Restaurant Brands International Inc has been notified of an unsolicited mini-tender offer made by New York Stock and Bond LLC to purchase up to 100,000 RBI common shares, or approximately 0.03 percent of the company's outstanding common shares, at a price of USD 43.60 per share. NYSB's offer price of USD 43.60 represents a discount of 34.92 percent to the NYSE closing price of USD 66.99 for RBI common shares on January 30, 2026, the last trading day before the mini-tender offer was commenced. RBI cautions shareholders that the mini-tender offer has been made at a price significantly below the market price for RBI shares.
RBI does not endorse this unsolicited offer, has no association with NYSB or its offer, and recommends that shareholders do not tender their shares to the offer.
According to NYSB's offer documents, RBI shareholders who have already tendered their shares can withdraw their shares at any time within 14 days after the date of delivery of the shareholder's acceptance form (or tender form) by following the procedures described in the offer documents.

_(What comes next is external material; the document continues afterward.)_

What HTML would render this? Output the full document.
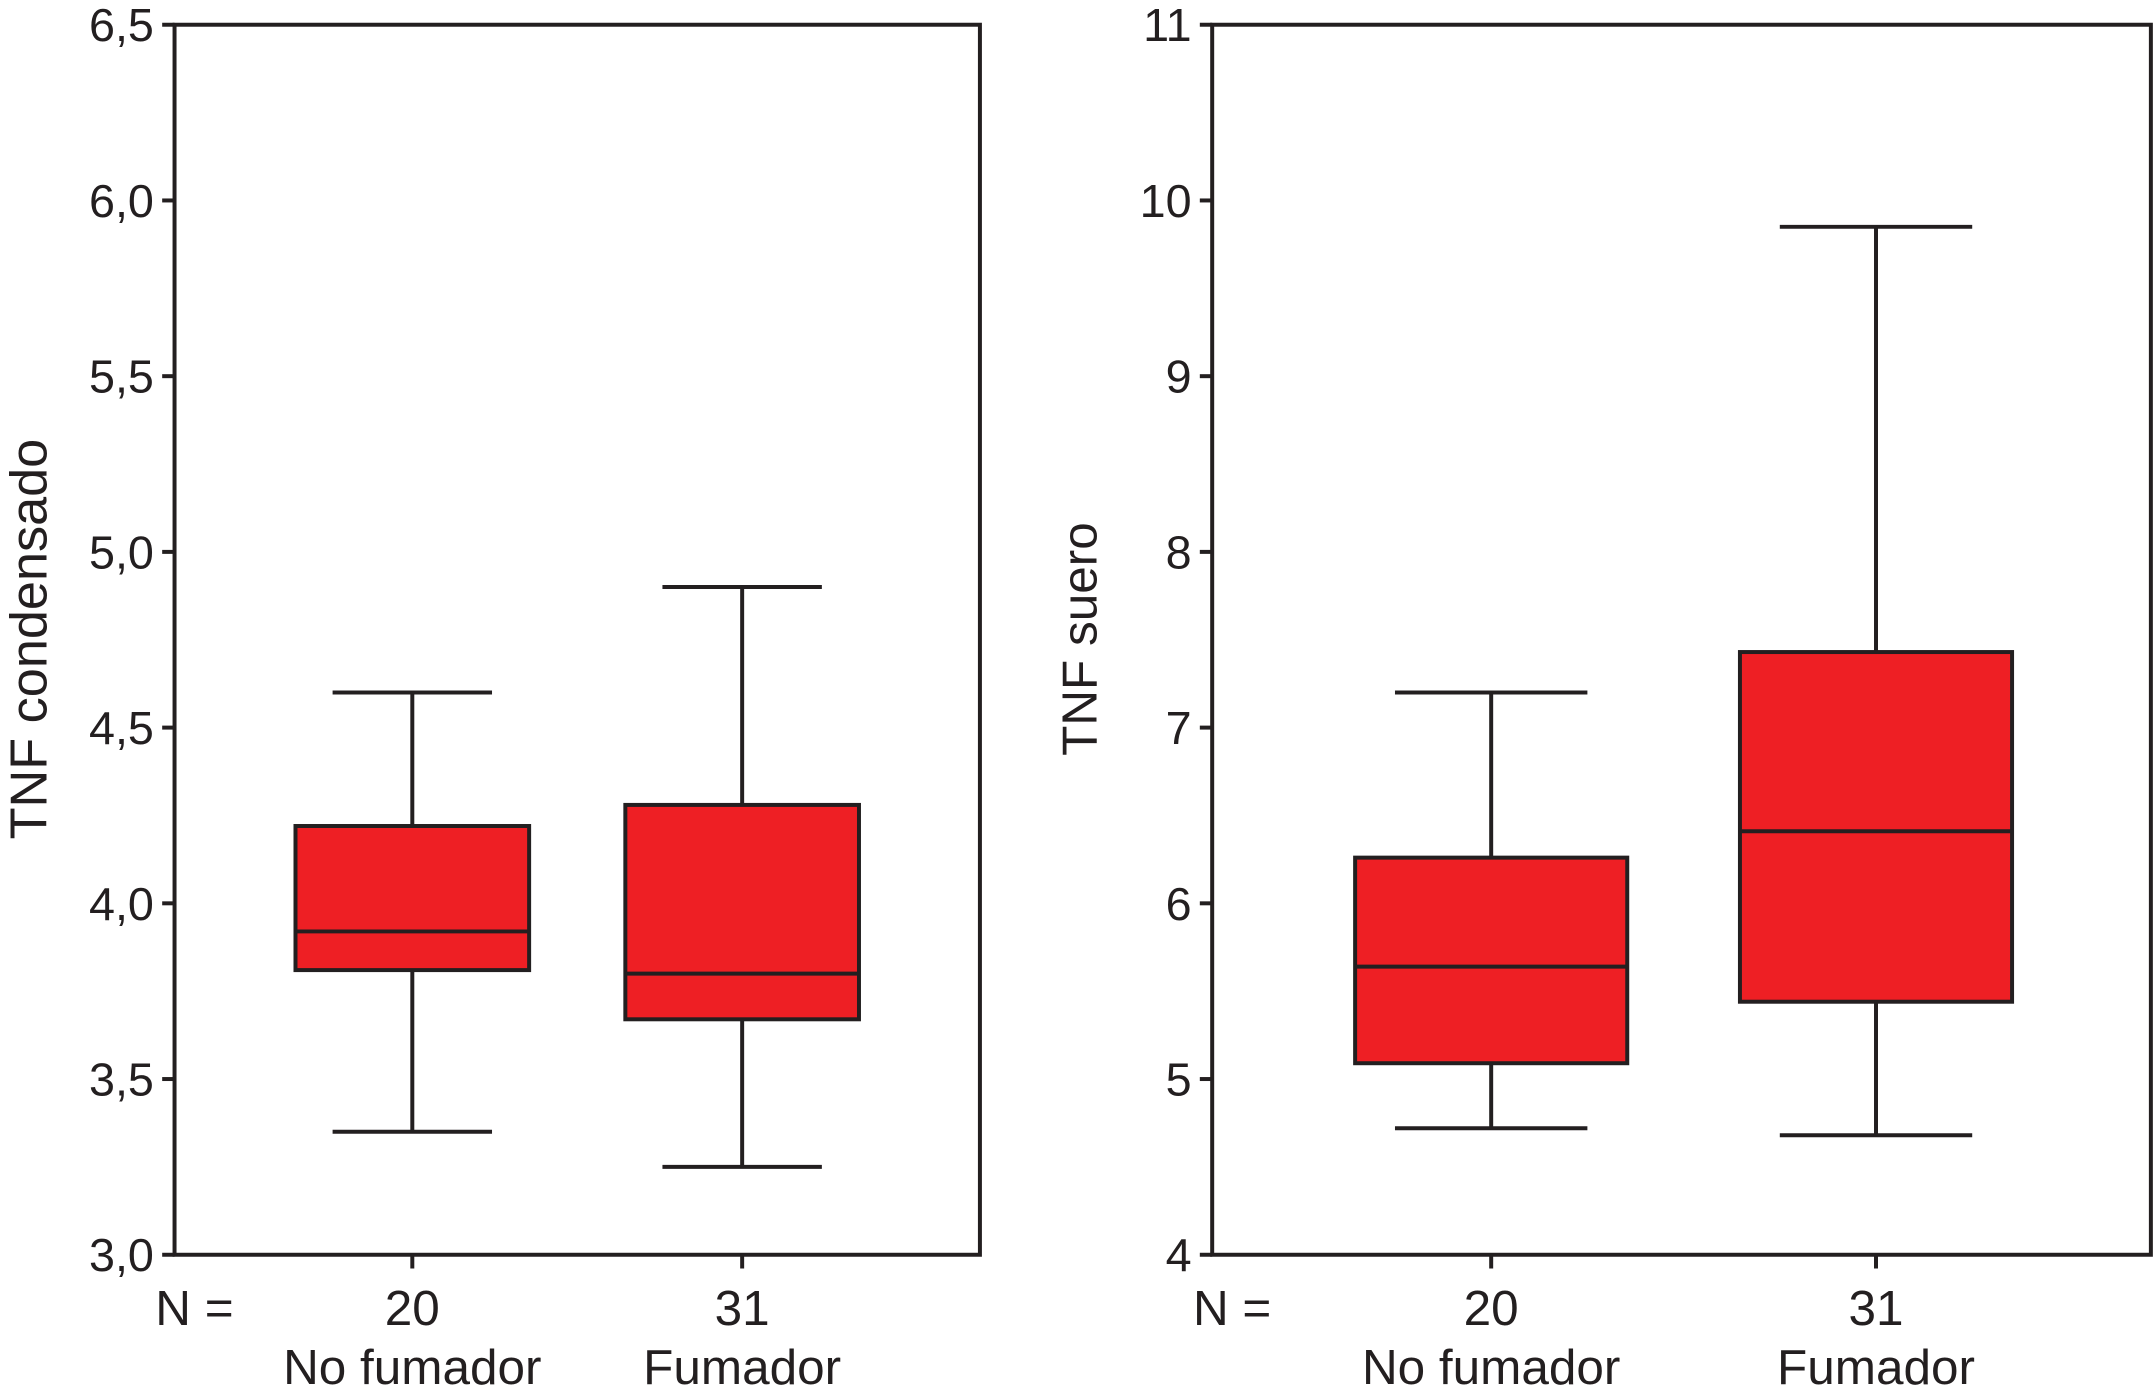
<!DOCTYPE html>
<html><head><meta charset="utf-8"><style>
html,body{margin:0;padding:0;background:#fff;}
svg{display:block;}
text{font-family:"Liberation Sans",sans-serif;fill:#231f20;}
</style></head><body>
<svg id="chart" width="2155" height="1397" viewBox="0 0 1568 1016.5" preserveAspectRatio="none" xmlns="http://www.w3.org/2000/svg"></svg>
<script>
const categories = ["No fumador", "Fumador"];
const counts = ["20", "31"];
const leftTicks = ["3,0","3,5","4,0","4,5","5,0","5,5","6,0","6,5"];
const leftTickValues = [3.0,3.5,4.0,4.5,5.0,5.5,6.0,6.5];
const leftMin = [3.35, 3.25];
const leftQ1 = [3.81, 3.67];
const leftMedian = [3.92, 3.80];
const leftQ3 = [4.22, 4.28];
const leftMax = [4.60, 4.90];
const rightTicks = ["4","5","6","7","8","9","10","11"];
const rightTickValues = [4,5,6,7,8,9,10,11];
const rightMin = [4.72, 4.68];
const rightQ1 = [5.09, 5.44];
const rightMedian = [5.64, 6.41];
const rightQ3 = [6.26, 7.43];
const rightMax = [7.20, 9.85];

const NS = "http://www.w3.org/2000/svg";
const svg = document.getElementById('chart');
function mk(tag, attrs, parent){
  const e = document.createElementNS(NS, tag);
  for (const k in attrs) e.setAttribute(k, attrs[k]);
  (parent||svg).appendChild(e);
  return e;
}
const STROKE = "#231f20", SW = 2.9;

function panel(opt){
  const g = mk('g', {});
  
  
  const top = 18, bottom = 913;
  const y = v => bottom - (v - opt.ymin) / (opt.ymax - opt.ymin) * (bottom - top);
  const x = i => opt.centers[i];
  const fr = mk('rect', {x:opt.x0, y:top, width:opt.x1-opt.x0, height:bottom-top, fill:'none', stroke:STROKE, 'stroke-width':SW}, g);
  
  
  opt.tickValues.forEach((v, i) => {
    const t = mk('line', {x1:opt.x0-9, x2:opt.x0, y1:y(v), y2:y(v), stroke:STROKE, 'stroke-width':SW}, g);
    
    
    const l = mk('text', {x:opt.x0-15, y:y(v)+12, 'text-anchor':'end', 'font-size':34}, g);
    
    
    l.textContent = opt.ticks[i];
  });
  const yt = mk('text', {x:0, y:0, 'text-anchor':'middle', 'font-size':opt.titleSize, transform:`translate(${opt.titleX},${465}) rotate(-90)`}, g);
  
  
  yt.textContent = opt.title;
  const nl = mk('text', {x:opt.x0-14, y:964, 'font-size':36}, g);
  
  
  nl.textContent = "N =";
  categories.forEach((c, i) => {
    const cx = x(i), hw = opt.boxHalf, ch = opt.capHalf;
    const tk = mk('line', {x1:cx, x2:cx, y1:bottom, y2:bottom+10, stroke:STROKE, 'stroke-width':SW}, g);
    
    
    const w1 = mk('line', {x1:cx, x2:cx, y1:y(opt.max[i]), y2:y(opt.q3[i]), stroke:STROKE, 'stroke-width':SW}, g);
    
    
    const w2 = mk('line', {x1:cx, x2:cx, y1:y(opt.q1[i]), y2:y(opt.min[i]), stroke:STROKE, 'stroke-width':SW}, g);
    
    
    const c1 = mk('line', {x1:cx-ch, x2:cx+ch, y1:y(opt.max[i]), y2:y(opt.max[i]), stroke:STROKE, 'stroke-width':SW}, g);
    
    
    const c2 = mk('line', {x1:cx-ch, x2:cx+ch, y1:y(opt.min[i]), y2:y(opt.min[i]), stroke:STROKE, 'stroke-width':SW}, g);
    
    
    const b = mk('rect', {x:cx-hw, y:y(opt.q3[i]), width:2*hw, height:y(opt.q1[i])-y(opt.q3[i]), fill:'#ee1f24', stroke:STROKE, 'stroke-width':SW}, g);
    
    
    const m = mk('line', {x1:cx-hw, x2:cx+hw, y1:y(opt.med[i]), y2:y(opt.med[i]), stroke:STROKE, 'stroke-width':SW}, g);
    
    
    const n = mk('text', {x:cx, y:964, 'text-anchor':'middle', 'font-size':36}, g);
    
    
    n.textContent = counts[i];
    const cl = mk('text', {x:cx, y:1007, 'text-anchor':'middle', 'font-size':36}, g);
    
    
    cl.textContent = c;
  });
}
panel({name:'left-panel', x0:127, x1:713, ymin:3.0, ymax:6.5, ticks:leftTicks, tickValues:leftTickValues,
  title:'TNF condensado', titleX:34, titleSize:38, centers:[300,540], boxHalf:85, capHalf:58,
  min:leftMin, q1:leftQ1, med:leftMedian, q3:leftQ3, max:leftMax});
panel({name:'right-panel', x0:882, x1:1565, ymin:4, ymax:11, ticks:rightTicks, tickValues:rightTickValues,
  title:'TNF suero', titleX:798, titleSize:36, centers:[1085,1365], boxHalf:99, capHalf:70,
  min:rightMin, q1:rightQ1, med:rightMedian, q3:rightQ3, max:rightMax});
</script>
</body></html>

For background, mini-tender offers are designed to seek less than five percent of a company's outstanding shares, avoiding disclosure and procedural requirements applicable to most bids under U.S. and Canadian securities regulations. The U.S. Securities and Exchange Commission (SEC) and the Canadian Securities Administrators (CSA) have expressed serious concerns about mini-tender offers, including the possibility that investors might tender to such offers without understanding the offer price relative to the actual market price of their securities.
The SEC states that "bidders make mini-tender offers at below-market prices, hoping that they will catch investors off guard if the investors do not compare the offer price to the current market price."